Design comparisons: diameter vs. pressure drop
The table below illustrates the typical tradeoff: larger diameter reduces velocity and pressure drop rapidly (especially in turbulent flow), at the cost of larger pipe size.
| Scenario (same fluid & length) |
D (m) |
Effect on velocity |
Expected effect on ΔP |
| Baseline |
0.10 |
v = Q/A |
Reference |
| Smaller pipe |
0.08 |
Higher v (area smaller) |
Much higher ΔP (often dramatically higher) |
| Larger pipe |
0.12 |
Lower v |
Lower ΔP (often substantially lower) |
Assumptions & limitations
- Minor losses excluded: losses from bends, tees, valves, entrances/exits, reducers/expanders are not included. In short systems or highly fitted piping, minor losses can be comparable to (or larger than) straight-run friction.
- Elevation/static head not included: if the outlet is higher than the inlet, add ρgΔz (or convert to head).
- Single-phase, Newtonian fluid: slurries, non-Newtonian fluids, and two-phase flows need different models.
- Property variation not modeled: μ and ρ are treated as constants. Large temperature changes or strong compressibility invalidate this assumption.
- Gas compressibility: for gases, if pressure drop is a significant fraction of absolute pressure, use a compressible gas-flow model (e.g., isothermal/adiabatic with appropriate friction treatment).
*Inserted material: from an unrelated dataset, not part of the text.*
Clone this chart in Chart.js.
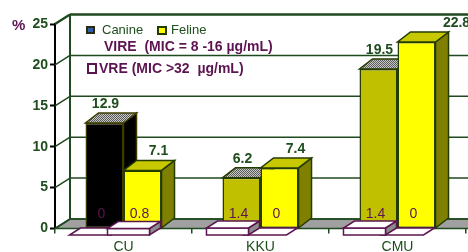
<!DOCTYPE html>
<html><head><meta charset="utf-8">
<script src="https://cdn.jsdelivr.net/npm/chart.js@4"></script>
<style>html,body{margin:0;padding:0;background:#fff;overflow:hidden}canvas{display:block}</style>
</head><body>
<canvas id="c" width="468" height="252"></canvas>
<script>
// ---- data ----
const categories = ['CU', 'KKU', 'CMU'];
const seriesNames = ['Canine', 'Feline'];
const canineVIRE = [12.9, 6.2, 19.5];
const felineVIRE = [7.1, 7.4, 22.8];
const canineVRE = [0, 1.4, 1.4];
const felineVRE = [0.8, 0, 0];
const yTicks = [0, 5, 10, 15, 20, 25];
const legendVIRE = 'VIRE  (MIC = 8 -16 \u00b5g/mL)';
const legendVRE = 'VRE (MIC >32  \u00b5g/mL)';
const axisUnit = '%';

// ---- styles ----
const FONT = '"Liberation Sans", Arial, Helvetica, sans-serif';
const GREEN = '#1e4d1e';
const GRID = '#1f4a1f';
const PURPLE = '#5c1450';
const OUTLINE = '#243c00';
const canineFront = ['#000000', '#c0c000', '#c0c000'];
const canineSide = ['#000000', '#808000', '#808000'];
const felineFront = '#ffff00';
const felineTop = '#c8c800';
const felineSide = '#808000';

function checker() {
  const c = document.createElement('canvas'); c.width = 2; c.height = 2;
  const x = c.getContext('2d');
  x.fillStyle = '#c8c8c8'; x.fillRect(0, 0, 2, 2);
  x.fillStyle = '#5a5a5a'; x.fillRect(0, 0, 1, 1); x.fillRect(1, 1, 1, 1);
  return c;
}

function poly(ctx, pts, fill, stroke, lw) {
  ctx.beginPath();
  ctx.moveTo(pts[0][0], pts[0][1]);
  for (let i = 1; i < pts.length; i++) ctx.lineTo(pts[i][0], pts[i][1]);
  ctx.closePath();
  if (fill) { ctx.fillStyle = fill; ctx.fill(); }
  if (stroke) { ctx.strokeStyle = stroke; ctx.lineWidth = lw || 1.5; ctx.stroke(); }
}

const WDX = 15, WDY = -9.5;   // wall depth
const BDX = 13, BDY = -10;    // bar depth
const SDX = 11, SDY = -7;     // slab depth

const threeD = {
  id: 'threeD',
  beforeDatasetsDraw(chart) {
    const { ctx, chartArea: { left, right, bottom }, scales: { y } } = chart;
    ctx.save();
    // floor
    poly(ctx, [[left, bottom], [right + 60, bottom], [right + 60, bottom + WDY], [left + WDX, bottom + WDY]], '#a0a0a0', GRID, 1.5);
    // back wall grid lines & left side diagonals
    yTicks.forEach(v => {
      const yy = y.getPixelForValue(v);
      ctx.strokeStyle = GRID;
      ctx.lineWidth = v === 25 ? 2.5 : 1.5;
      ctx.beginPath();
      ctx.moveTo(left + WDX, yy + WDY); ctx.lineTo(right + 60, yy + WDY);
      ctx.moveTo(left, yy); ctx.lineTo(left + WDX, yy + WDY);
      ctx.stroke();
    });
    ctx.lineWidth = 2;
    ctx.beginPath();
    ctx.moveTo(left + WDX, y.getPixelForValue(25) + WDY);
    ctx.lineTo(left + WDX, y.getPixelForValue(0) + WDY);
    ctx.stroke();
    // bar side & top faces
    const pat = ctx.createPattern(checker(), 'repeat');
    for (let i = 0; i < categories.length; i++) {
      for (let d = 0; d < 2; d++) {
        const p = chart.getDatasetMeta(d).data[i].getProps(['x', 'y', 'base', 'width'], true);
        const L = p.x - p.width / 2, R = p.x + p.width / 2, T = p.y, B = p.base;
        const side = d === 0 ? canineSide[i] : felineSide;
        const top = d === 0 ? pat : felineTop;
        const oc = d === 0 && i === 0 ? '#3c3c00' : OUTLINE;
        poly(ctx, [[R, T], [R + BDX, T + BDY], [R + BDX, B + BDY], [R, B]], side, oc, 1.5);
        poly(ctx, [[L, T], [R, T], [R + BDX, T + BDY], [L + BDX, T + BDY]], top, oc, 1.5);
      }
    }
    ctx.restore();
  },
  afterDatasetsDraw(chart) {
    const { ctx, scales: { y } } = chart;
    ctx.save();
    const vre = [canineVRE, felineVRE];
    const vire = [canineVIRE, felineVIRE];
    const labelDX = [[1, 1, 1], [16, 16, 40]];
    ctx.textAlign = 'center'; ctx.textBaseline = 'middle';
    const slabs = [];
    for (let i = 0; i < categories.length; i++) {
      for (let d = 0; d < 2; d++) {
        const p = chart.getDatasetMeta(d).data[i].getProps(['x', 'y', 'base', 'width'], true);
        ctx.font = 'bold 14px ' + FONT;
        ctx.fillStyle = GREEN;
        ctx.fillText(String(vire[d][i]), p.x + labelDX[d][i], p.y - 19);
        ctx.font = '14px ' + FONT;
        ctx.fillStyle = PURPLE;
        ctx.fillText(String(vre[d][i]), p.x - 3, p.base - 14);
        const v = vre[d][i];
        const h = v > 0 ? Math.min(7, y.getPixelForValue(0) - y.getPixelForValue(v)) : 0;
        slabs.push({ L: p.x - p.width / 2 - 16, R: p.x + p.width / 2 - 12, yb: p.base + 7, h });
      }
    }
    // VRE slabs (flat ones first)
    slabs.sort((a, b) => a.h - b.h).forEach(s => {
      const t = s.yb - s.h;
      if (s.h > 0) {
        poly(ctx, [[s.R, t], [s.R + SDX, t + SDY], [s.R + SDX, s.yb + SDY], [s.R, s.yb]], '#8c8c8c', PURPLE, 1.5);
        poly(ctx, [[s.L, t], [s.R, t], [s.R, s.yb], [s.L, s.yb]], '#ffffff', PURPLE, 1.5);
      }
      poly(ctx, [[s.L, t], [s.R, t], [s.R + SDX, t + SDY], [s.L + SDX, t + SDY]], '#ffffff', PURPLE, 1.5);
    });
    // legend
    ctx.textAlign = 'left';
    poly(ctx, [[86, 26], [95, 26], [95, 34], [86, 34]], '#2a2a10', null);
    poly(ctx, [[88, 28], [93, 28], [93, 32], [88, 32]], '#2f5fa8', null);
    poly(ctx, [[158, 27], [166, 27], [166, 34], [158, 34]], felineFront, OUTLINE, 2);
    poly(ctx, [[88, 64], [96, 64], [96, 73], [88, 73]], '#ffffff', PURPLE, 2);
    ctx.font = '13px ' + FONT; ctx.fillStyle = GREEN;
    ctx.fillText(seriesNames[0], 102, 30.5);
    ctx.fillText(seriesNames[1], 171, 30.5);
    ctx.font = 'bold 14px ' + FONT; ctx.fillStyle = PURPLE;
    ctx.fillText(legendVIRE, 104, 47.5);
    ctx.fillText(legendVRE, 99, 69);
    // unit
    ctx.font = 'bold 15px ' + FONT; ctx.fillStyle = PURPLE;
    ctx.fillText(axisUnit, 12, 26);
    ctx.restore();
  }
};

new Chart(document.getElementById('c'), {
  type: 'bar',
  data: {
    labels: categories,
    datasets: [
      { label: seriesNames[0], data: canineVIRE, backgroundColor: canineFront,
        borderColor: ['#3c3c00', OUTLINE, OUTLINE], borderWidth: 1.5, borderSkipped: false },
      { label: seriesNames[1], data: felineVIRE, backgroundColor: felineFront,
        borderColor: OUTLINE, borderWidth: 1.5, borderSkipped: false }
    ]
  },
  options: {
    responsive: false,
    animation: false,
    devicePixelRatio: 1,
    layout: { padding: { top: 24, right: 2, bottom: 0, left: 0 } },
    datasets: { bar: { categoryPercentage: 0.555, barPercentage: 1 } },
    plugins: { legend: { display: false }, tooltip: { enabled: false } },
    scales: {
      x: {
        grid: { offset: true, drawOnChartArea: false, drawTicks: true, tickLength: 5, color: GRID, lineWidth: 1.5 },
        border: { display: false },
        ticks: { color: GREEN, font: { family: FONT, size: 14 }, padding: 5, maxRotation: 0 },
        afterFit(s) { s.height = 23.5; }
      },
      y: {
        min: 0, max: 25,
        afterBuildTicks(s) { s.ticks = yTicks.map(v => ({ value: v })); },
        grid: { drawOnChartArea: false, drawTicks: true, tickLength: 5, tickColor: '#000', tickWidth: 2, color: '#000' },
        border: { display: true, color: '#000', width: 2 },
        ticks: { color: GREEN, font: { family: FONT, size: 14, weight: 'bold' }, padding: 2 },
        afterFit(s) { s.width = 55; }
      }
    }
  },
  plugins: [threeD]
});
</script>
</body></html>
- Flow regime boundaries are approximate: the laminar/turbulent transition can depend on disturbances and entrance effects; “Re < 2000 laminar” is a guideline.
- Geometry: assumes a straight, circular pipe and fully developed flow. Non-circular ducts require hydraulic diameter and may need different correlations.
References (common engineering sources)
- Darcy–Weisbach equation (standard fluid mechanics texts)
- Colebrook–White equation and Moody diagram (turbulent friction factor)
- Haaland, S. E. (1983). “Simple and Explicit Formulas for the Friction Factor in Turbulent Pipe Flow.”